Troubled state-owned New Zealand Post is selling 45% of Kiwibank — 25% to the New Zealand Super Fund and 20% to the Accident Compensation Corporation (ACC).
The deal values Kiwibank at $NZ1.1 billion ($A901 million), NZ Post chairman Sir Michael Cullen said. Both entities are owned by the New Zealand government.
If the sale goes ahead, NZ Post will receive $NZ495 million ($446 million) for its stake. It is not clear what it would do with the money.
“There’s no sale of Kiwibank outside Government ownership,” Cullen said, adding that if there had been a sale into private ownership it would have “almost certainly led to a higher price”.
While there would be no fresh cash for Kiwibank, Cullen said money could be raised through later sales of shares to the investors. There was no “bottom line” below which NZ Post would go, raising the prospect of a complete sale.
However, any shares put up by NZ Super or ACC would have to be sold back to the Crown.
The two organisations will be required to hold their stakes in the bank for at least five years.
The sale is expected to trigger a ratings downgrade from Standard & Poors.
Currently depositors in Kiwibank have an explicit guarantee from NZ Post, however this will be lifted once the sale takes place.
Cullen said there was no added risk to deposits – he personally was leaving all of his liquid assets in the bank.
None of the Australian banks had the guarantee which is currently offered to Kiwibank depositors, meaning the lifting of the current arrangement would simply put the bank on the same level as other banks.
Not a done deal yet
NZ Post is losing up to $NZ30 million ($A27 million) a year thanks to its mail business, while Kiwibank is becoming increasingly profitable.
Cullen said it was clear that NZ Post was unlikely to be able to put more money into Kiwibank, and that as the bank grew it may need fresh injections.
It was possible that the added capital would come from NZ Post further selling down its stake.
Finance Minister Bill English said the deal kept the bank in NZ ownership.
“Kiwibank will remain 100% government-owned – that is a bottom-line,” Finance Minister Bill English said.
“To ensure this occurs, the proposal includes a right of first refusal for the Government over any future sale of shares – which we would exercise.”

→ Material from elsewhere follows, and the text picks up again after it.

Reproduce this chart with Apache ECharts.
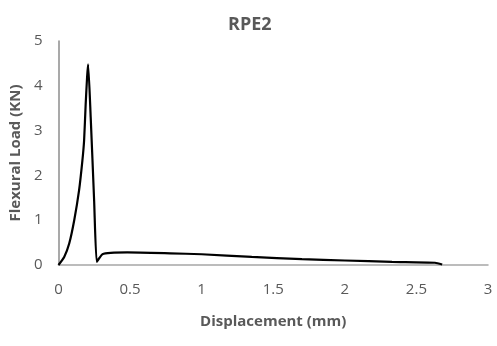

Cullen insisted it was “not a done deal yet”. The indicative price was the “lowest level” at which the company would be comfortable selling its stake. If during due diligence the buyers attempted to push down the price, the deal could collapse.
It was possible under the current legislation that NZ Post could sell the entire bank. However, the commitment of the Crown to buy back the shares if ACC or the super fund sold increased the guarantee.
None of the proceeds of the sale would go to Kiwibank, with the cash used to pay a special dividend, reduce debt and increase its own capital.
NZ Post reported a net profit after tax of $NZ110 million for the six months December 31, up $NZ10m on 2014. However, it has been fighting dwindling mail volumes for years, and revenue has fallen.
Earlier this month it confirmed it was set to cut another 500 staff, mainly management and specialists from its headquarters, as well as in Auckland and Christchurch.
The cuts are expected to be completed by July.
The volume of letters in New Zealand is still dropping by about 60 million a year, and is forecast to fall below 500 million.
Cullen said he approached Prime Minister John Key about the possible sale in 2014 and had a formal approach from NZ Super about the investment in 2015.
Key was willing to support the sale if it remained in Crown ownership.
Cullen is due to stand down as the chair of NZ Post at the end of the month, but he understood he would be asked to stay on for another six months.